→ Dataset extract:
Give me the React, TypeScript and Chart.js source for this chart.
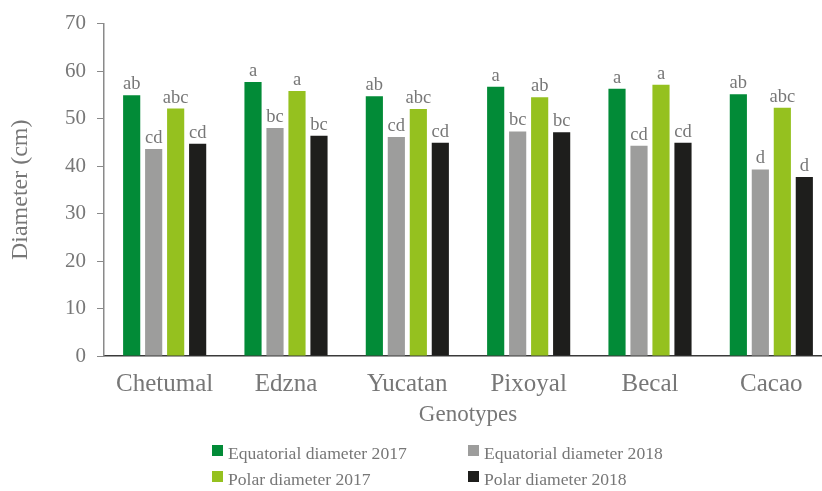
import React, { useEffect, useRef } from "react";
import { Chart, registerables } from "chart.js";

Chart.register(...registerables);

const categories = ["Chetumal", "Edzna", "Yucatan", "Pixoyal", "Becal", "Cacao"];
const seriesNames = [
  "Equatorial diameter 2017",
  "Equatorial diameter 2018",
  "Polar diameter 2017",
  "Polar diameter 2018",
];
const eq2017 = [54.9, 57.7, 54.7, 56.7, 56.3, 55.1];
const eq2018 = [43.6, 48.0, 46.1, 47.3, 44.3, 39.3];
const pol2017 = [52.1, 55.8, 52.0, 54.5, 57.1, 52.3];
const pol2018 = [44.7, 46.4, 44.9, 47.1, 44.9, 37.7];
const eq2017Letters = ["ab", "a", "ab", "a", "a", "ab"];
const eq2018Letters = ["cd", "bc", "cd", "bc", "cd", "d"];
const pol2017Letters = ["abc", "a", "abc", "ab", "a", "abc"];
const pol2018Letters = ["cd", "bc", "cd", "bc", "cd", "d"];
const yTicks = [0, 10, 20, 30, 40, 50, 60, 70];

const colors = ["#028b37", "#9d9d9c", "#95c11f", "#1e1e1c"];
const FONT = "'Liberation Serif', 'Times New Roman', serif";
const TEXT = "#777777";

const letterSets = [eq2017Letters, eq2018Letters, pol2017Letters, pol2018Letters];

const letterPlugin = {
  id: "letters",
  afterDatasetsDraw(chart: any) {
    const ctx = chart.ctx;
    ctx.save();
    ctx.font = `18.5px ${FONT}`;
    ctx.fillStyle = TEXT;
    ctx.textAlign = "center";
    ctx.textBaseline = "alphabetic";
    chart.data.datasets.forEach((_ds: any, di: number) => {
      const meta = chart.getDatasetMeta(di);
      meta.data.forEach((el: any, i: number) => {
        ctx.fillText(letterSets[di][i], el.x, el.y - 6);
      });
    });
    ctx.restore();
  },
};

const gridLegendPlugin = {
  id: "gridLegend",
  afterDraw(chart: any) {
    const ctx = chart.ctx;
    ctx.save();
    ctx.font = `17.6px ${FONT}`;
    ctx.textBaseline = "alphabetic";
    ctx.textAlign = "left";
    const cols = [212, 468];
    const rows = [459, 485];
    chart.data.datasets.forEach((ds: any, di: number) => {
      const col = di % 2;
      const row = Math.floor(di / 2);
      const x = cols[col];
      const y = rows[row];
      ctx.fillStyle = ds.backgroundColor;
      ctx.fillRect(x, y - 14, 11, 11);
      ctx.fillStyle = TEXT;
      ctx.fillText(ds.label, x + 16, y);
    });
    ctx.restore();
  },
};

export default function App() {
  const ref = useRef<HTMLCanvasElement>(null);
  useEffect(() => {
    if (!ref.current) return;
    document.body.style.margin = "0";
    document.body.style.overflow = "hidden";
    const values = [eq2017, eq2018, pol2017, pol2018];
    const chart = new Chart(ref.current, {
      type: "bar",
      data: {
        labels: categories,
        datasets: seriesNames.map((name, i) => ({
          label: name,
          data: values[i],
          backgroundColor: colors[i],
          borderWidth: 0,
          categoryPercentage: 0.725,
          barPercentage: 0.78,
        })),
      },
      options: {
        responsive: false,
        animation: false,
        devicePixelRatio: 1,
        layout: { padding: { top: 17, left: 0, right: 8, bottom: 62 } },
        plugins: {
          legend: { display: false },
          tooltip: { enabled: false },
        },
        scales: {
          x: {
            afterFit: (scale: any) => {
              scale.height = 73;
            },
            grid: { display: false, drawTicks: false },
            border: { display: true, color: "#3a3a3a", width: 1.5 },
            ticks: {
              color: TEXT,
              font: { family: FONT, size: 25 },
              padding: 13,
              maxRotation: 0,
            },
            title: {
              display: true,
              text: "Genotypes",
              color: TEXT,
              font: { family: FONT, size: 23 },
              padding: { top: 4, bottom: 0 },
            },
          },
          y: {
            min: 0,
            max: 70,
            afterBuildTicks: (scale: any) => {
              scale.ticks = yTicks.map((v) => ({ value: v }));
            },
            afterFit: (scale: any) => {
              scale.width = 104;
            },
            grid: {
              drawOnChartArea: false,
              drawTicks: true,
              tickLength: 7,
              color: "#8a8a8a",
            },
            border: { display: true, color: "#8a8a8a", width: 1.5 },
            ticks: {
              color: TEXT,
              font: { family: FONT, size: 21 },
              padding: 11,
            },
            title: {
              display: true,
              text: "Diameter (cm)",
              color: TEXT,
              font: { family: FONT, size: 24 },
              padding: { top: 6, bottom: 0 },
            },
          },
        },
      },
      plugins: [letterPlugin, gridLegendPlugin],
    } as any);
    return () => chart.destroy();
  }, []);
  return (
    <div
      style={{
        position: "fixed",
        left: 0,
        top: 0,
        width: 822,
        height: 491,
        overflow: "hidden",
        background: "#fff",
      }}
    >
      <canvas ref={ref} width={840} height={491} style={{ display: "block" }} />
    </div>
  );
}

→ Directions for this task:
From the first line above through the line containing "Chart.register(...registerables);", copy everything exactly, without the pictures.

→ The answer:
Give me the React, TypeScript and Chart.js source for this chart.
import React, { useEffect, useRef } from "react";
import { Chart, registerables } from "chart.js";

Chart.register(...registerables);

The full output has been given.